▶ Given task: Retype every line from the start of the data down to and including the line with "x = list(range(1, len(layers) + 1))". Skip the pictures.

▶ Data excerpts:
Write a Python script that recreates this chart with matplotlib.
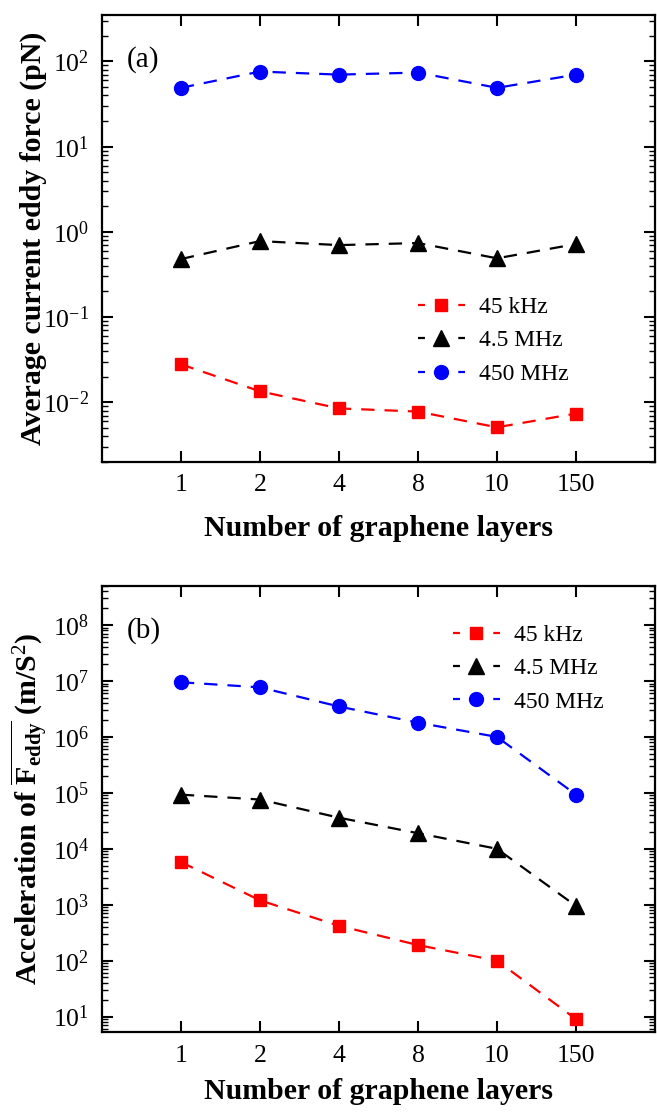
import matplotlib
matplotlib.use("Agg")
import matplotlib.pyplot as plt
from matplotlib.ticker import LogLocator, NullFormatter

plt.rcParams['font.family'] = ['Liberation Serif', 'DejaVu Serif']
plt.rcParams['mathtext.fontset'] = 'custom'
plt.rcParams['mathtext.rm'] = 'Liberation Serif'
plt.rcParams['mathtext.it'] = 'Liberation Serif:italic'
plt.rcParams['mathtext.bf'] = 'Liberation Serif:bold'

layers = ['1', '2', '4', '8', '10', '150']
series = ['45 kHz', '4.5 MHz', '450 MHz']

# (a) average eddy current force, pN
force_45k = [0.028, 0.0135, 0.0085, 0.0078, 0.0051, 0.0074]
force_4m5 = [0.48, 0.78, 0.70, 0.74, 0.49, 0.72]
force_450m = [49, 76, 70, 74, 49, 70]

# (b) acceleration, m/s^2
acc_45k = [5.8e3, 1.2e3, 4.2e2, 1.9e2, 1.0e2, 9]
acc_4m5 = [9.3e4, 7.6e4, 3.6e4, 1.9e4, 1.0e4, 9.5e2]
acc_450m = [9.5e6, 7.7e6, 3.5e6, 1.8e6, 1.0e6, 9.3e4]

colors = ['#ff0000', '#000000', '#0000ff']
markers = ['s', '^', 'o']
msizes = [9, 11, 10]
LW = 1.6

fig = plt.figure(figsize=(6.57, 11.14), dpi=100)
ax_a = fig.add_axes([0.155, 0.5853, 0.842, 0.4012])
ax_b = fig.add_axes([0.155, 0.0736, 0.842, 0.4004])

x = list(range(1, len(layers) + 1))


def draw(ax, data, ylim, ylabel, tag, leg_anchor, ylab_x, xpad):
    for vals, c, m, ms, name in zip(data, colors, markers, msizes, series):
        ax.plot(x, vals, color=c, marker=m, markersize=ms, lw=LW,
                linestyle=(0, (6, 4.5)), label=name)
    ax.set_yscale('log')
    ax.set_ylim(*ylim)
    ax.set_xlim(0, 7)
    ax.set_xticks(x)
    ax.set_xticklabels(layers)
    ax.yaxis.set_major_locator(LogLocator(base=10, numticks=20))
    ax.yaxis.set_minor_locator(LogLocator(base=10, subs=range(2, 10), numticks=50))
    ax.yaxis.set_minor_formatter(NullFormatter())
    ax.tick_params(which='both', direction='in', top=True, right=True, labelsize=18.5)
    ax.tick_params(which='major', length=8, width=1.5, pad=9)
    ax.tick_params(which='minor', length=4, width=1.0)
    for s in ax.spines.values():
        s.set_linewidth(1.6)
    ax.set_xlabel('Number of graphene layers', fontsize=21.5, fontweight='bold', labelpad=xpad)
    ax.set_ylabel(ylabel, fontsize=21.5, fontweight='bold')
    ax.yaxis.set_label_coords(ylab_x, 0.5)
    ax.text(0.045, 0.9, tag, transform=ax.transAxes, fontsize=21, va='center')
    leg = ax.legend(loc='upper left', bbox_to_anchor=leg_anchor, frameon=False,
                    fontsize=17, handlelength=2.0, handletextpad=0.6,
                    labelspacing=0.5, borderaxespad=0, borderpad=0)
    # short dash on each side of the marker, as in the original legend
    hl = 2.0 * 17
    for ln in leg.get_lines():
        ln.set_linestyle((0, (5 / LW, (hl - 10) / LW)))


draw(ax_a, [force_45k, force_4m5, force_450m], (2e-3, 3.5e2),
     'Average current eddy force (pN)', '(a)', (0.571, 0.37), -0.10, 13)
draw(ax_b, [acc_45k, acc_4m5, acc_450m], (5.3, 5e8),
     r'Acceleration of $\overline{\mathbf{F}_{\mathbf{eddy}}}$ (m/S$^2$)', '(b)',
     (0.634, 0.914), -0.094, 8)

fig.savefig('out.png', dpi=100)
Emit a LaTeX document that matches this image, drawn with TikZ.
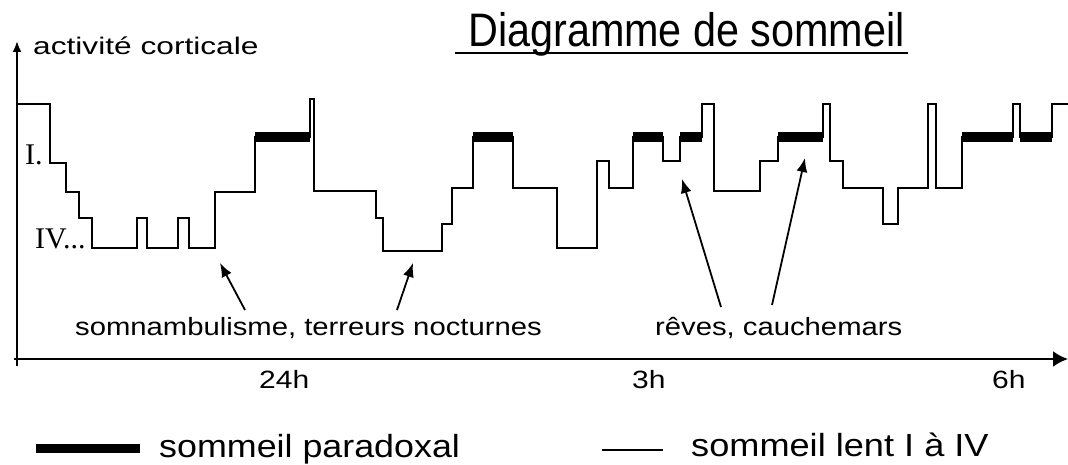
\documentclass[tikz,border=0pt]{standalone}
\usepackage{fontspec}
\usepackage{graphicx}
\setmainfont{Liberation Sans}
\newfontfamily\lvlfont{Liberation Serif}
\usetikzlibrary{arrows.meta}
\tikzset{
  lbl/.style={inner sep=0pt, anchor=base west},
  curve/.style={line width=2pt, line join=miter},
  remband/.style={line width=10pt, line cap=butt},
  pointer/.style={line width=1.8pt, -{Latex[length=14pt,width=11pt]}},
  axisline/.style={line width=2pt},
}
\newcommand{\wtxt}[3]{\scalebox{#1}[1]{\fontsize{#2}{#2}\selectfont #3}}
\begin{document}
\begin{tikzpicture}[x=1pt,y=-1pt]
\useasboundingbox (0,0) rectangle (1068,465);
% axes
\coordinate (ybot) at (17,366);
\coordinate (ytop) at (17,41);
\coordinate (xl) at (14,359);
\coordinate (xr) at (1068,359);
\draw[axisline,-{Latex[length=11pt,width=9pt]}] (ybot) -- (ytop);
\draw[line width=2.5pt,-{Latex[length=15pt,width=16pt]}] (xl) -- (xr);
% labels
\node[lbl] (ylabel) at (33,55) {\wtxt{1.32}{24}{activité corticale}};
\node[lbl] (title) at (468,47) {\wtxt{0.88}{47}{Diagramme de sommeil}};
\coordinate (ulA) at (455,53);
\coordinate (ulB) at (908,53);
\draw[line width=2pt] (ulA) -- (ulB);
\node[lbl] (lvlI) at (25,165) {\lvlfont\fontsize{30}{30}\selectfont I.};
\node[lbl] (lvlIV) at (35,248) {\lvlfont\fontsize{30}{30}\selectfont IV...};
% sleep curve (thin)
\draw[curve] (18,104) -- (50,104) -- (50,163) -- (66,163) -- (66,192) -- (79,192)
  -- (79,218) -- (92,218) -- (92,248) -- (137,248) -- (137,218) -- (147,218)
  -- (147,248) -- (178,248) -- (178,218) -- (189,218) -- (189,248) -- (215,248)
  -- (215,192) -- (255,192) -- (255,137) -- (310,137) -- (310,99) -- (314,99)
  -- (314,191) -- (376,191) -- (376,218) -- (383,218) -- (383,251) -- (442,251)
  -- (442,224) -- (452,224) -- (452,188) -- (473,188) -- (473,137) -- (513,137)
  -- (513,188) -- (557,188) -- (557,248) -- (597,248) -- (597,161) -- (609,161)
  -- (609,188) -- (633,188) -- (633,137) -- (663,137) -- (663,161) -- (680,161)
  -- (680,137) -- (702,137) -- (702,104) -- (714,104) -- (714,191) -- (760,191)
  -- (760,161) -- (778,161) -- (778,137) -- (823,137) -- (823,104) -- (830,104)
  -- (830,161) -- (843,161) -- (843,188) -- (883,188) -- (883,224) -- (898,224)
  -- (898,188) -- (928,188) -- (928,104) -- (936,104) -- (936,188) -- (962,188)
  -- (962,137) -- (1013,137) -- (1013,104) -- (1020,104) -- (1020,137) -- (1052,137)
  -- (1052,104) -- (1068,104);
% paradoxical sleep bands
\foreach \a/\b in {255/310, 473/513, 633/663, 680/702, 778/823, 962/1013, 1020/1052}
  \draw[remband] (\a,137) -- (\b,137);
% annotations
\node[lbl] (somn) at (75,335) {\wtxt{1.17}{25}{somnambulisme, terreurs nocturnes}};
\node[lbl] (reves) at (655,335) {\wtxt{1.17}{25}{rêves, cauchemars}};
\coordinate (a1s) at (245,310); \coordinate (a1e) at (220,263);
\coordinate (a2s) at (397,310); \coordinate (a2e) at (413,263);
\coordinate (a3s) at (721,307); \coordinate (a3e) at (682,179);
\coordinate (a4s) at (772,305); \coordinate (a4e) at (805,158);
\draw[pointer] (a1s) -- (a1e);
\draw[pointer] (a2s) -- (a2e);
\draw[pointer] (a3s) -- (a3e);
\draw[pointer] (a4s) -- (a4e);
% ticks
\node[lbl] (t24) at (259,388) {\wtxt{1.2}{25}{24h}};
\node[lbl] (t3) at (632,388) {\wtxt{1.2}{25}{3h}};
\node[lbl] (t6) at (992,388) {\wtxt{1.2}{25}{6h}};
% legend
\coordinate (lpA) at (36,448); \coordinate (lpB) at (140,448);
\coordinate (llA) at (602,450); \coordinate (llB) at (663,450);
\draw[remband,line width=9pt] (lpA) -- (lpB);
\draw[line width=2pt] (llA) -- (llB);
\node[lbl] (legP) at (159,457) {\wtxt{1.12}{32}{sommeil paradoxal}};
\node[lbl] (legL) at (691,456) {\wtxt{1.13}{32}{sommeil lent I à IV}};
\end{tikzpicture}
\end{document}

▶ Answer below:
Write a Python script that recreates this chart with matplotlib.
import matplotlib
matplotlib.use("Agg")
import matplotlib.pyplot as plt
from matplotlib.ticker import LogLocator, NullFormatter

plt.rcParams['font.family'] = ['Liberation Serif', 'DejaVu Serif']
plt.rcParams['mathtext.fontset'] = 'custom'
plt.rcParams['mathtext.rm'] = 'Liberation Serif'
plt.rcParams['mathtext.it'] = 'Liberation Serif:italic'
plt.rcParams['mathtext.bf'] = 'Liberation Serif:bold'

layers = ['1', '2', '4', '8', '10', '150']
series = ['45 kHz', '4.5 MHz', '450 MHz']

# (a) average eddy current force, pN
force_45k = [0.028, 0.0135, 0.0085, 0.0078, 0.0051, 0.0074]
force_4m5 = [0.48, 0.78, 0.70, 0.74, 0.49, 0.72]
force_450m = [49, 76, 70, 74, 49, 70]

# (b) acceleration, m/s^2
acc_45k = [5.8e3, 1.2e3, 4.2e2, 1.9e2, 1.0e2, 9]
acc_4m5 = [9.3e4, 7.6e4, 3.6e4, 1.9e4, 1.0e4, 9.5e2]
acc_450m = [9.5e6, 7.7e6, 3.5e6, 1.8e6, 1.0e6, 9.3e4]

colors = ['#ff0000', '#000000', '#0000ff']
markers = ['s', '^', 'o']
msizes = [9, 11, 10]
LW = 1.6

fig = plt.figure(figsize=(6.57, 11.14), dpi=100)
ax_a = fig.add_axes([0.155, 0.5853, 0.842, 0.4012])
ax_b = fig.add_axes([0.155, 0.0736, 0.842, 0.4004])

x = list(range(1, len(layers) + 1))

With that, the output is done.